Language Spoken in Italy

According to the July Harper’s Index, Italian was spoken by only 2.5% of the people living in Italy at the time of that country’s unification (1861). What language(s) did the rest speak?

It may be more correct to say that before Italian unification, there was great variance in the Italian language. Perhaps the language that we call “Italian” in its current form was only spoken by 2.5% of the people, but Genovese and Neopolitan and Venetian and Sicilian were, even by 1861, mutually intelligible. So, for that matter, are many Italian dialects with many Spanish dialects. That is not to say that someone from Genoa and someone from Naples could perfectly understand each other, but with patience they could both speak their native dialect and understand the other. For a modern equivalent think of someone from the Scottish Higlands conversing with someone from Mississippi. They are both speaking English, but it takes great difficulty for them to understand each other. It is, however, not impossible.


Jason R Remy

“And it could be safely said that at that moment, in the whole of India, no one, absolutely no one, was f^(king a goat.”
– John Irving A Son of the Circus (1994)

I’m from Texas, and on my vacation to Scotland, I found the Scots much more easily understandable than the people from Boston or upstate New York who were on our tour bus.

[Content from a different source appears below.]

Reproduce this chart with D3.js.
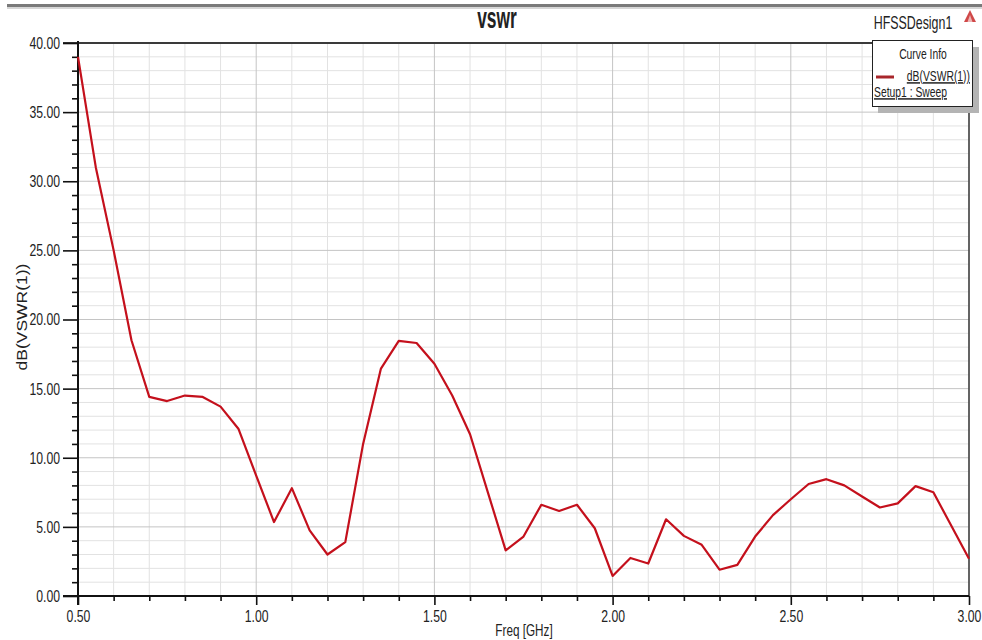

I saw on some “inside the movies” show somewhere that the Deep South plantation-owner accent is surprisingly close to an English accent but with very slight vowel changes. They had an Englishman speaking just like a rich white Georgian, and explained with spoken examples how they had him change his accent. They went on to say that the more country accents were derived more from the Scottish and Irish accents, since those emigrants were more likely to have ended up in the backwoods or something like that.

At any rate, it was very surprising to me to hear Scots say things the same way as people back home, even though the Scots had very thick accents.

Perhaps 2.5% spoke Italian and the other 97.5% were listening?


It only hurts when I laugh.

Here’s a list of all the main languages spoken in Italy, excluding Standard Italian, and including the Islands of Sardinia, Corsica, and Sicily:

ALBANIAN, ARBËRESHË
BAVARIAN
CATALAN-VALENCIAN-BALEAR
CIMBRIAN
CORSICAN
EMILIANO-ROMAGNOLO
FRANCO-PROVENÇAL
FRENCH
FRIULIAN
GERMAN, STANDARD
GREEK
ITALIAN SIGN LANGUAGE
JUDEO-ITALIAN
LADIN
LIGURIAN
LOMBARD
MÓCHENO
NEAPOLITAN-CALABRESE
PIEMONTESE
PROVENÇAL
ROMANI, BALKAN
ROMANI, SINTE
ROMANI, VLACH
SARDINIAN, CAMPIDANESE
SARDINIAN, GALLURESE
SARDINIAN, LOGUDORESE
SARDINIAN, SASSARESE
SERBO-CROATIAN
SICILIAN
SLOVENIAN
VENETIAN
WALSER

As you can see, there are many more languages in Italy than Standard Italian (Which would probably be the dialect spoken in Rome).

Actually, I fancy the standard dialect may be that of Florence. It is definitely so with the literary language, due to the enormous influence of Dante.

For what it’s worth, as a semipro opera singer, I have a fairish understanding of standard Italian, but the Sicilian dialect spoken in most of the pizza parlors in my area of New Jersey might as well be Chinese.


John W. Kennedy
“Compact is becoming contract; man only earns and pays.”
– Charles Williams

As far as I know, Italian minority languages (e.g. Sicilian, Piedmontese, Neapolitan) and Spanish and Catalan dialects are not mutually comphrensible, though a Spanish-speaker can make himself understood partially in Italy and vice versa, especially with the help of gestures, a pen and paper, and a sympathetic listener. It is true that Spanish, Catalan, and Italian are a lot more similar to one another than English is to any other language.

Here’s a strange feeling. If you only speak English, you just assume that all other languages are impenetrable code. After I learned Spanish, though, I found that I could quarter-understand Portuguese and Italian and ten-percent-understand French. I thought this was really weird until I was assured by Spaniards that, no, they were used to it.

Lawrence: It’s still interesting to me how much Italian i can understand, even though i’m still learning Spanish. A lot of words from Italian are close enough to Spanish that i can make them out.Portuguese is a little easier though, but it’s still quite interesting to me.


“Let me show you something
that you’ve never seen before
like a light im gonna shine on you
forever is a word i dont often get to say
but if you say it loud enough i’ll say it too”

That ten percent of French and quarter of Italian mentioned by Lawrence isn’t too surprising, and reading almost any European language works nearly as well, even for monolingual English speakers.

Since French, Spanish and Italian (among others) are all derived from Latin, they’re all pretty similar. The languages of northern Europe mostly have Germanic roots.
And of course English is half Latin, half German, and half everything else.


Bob the Random Expert
“If we don’t have the answer, we’ll make one up.”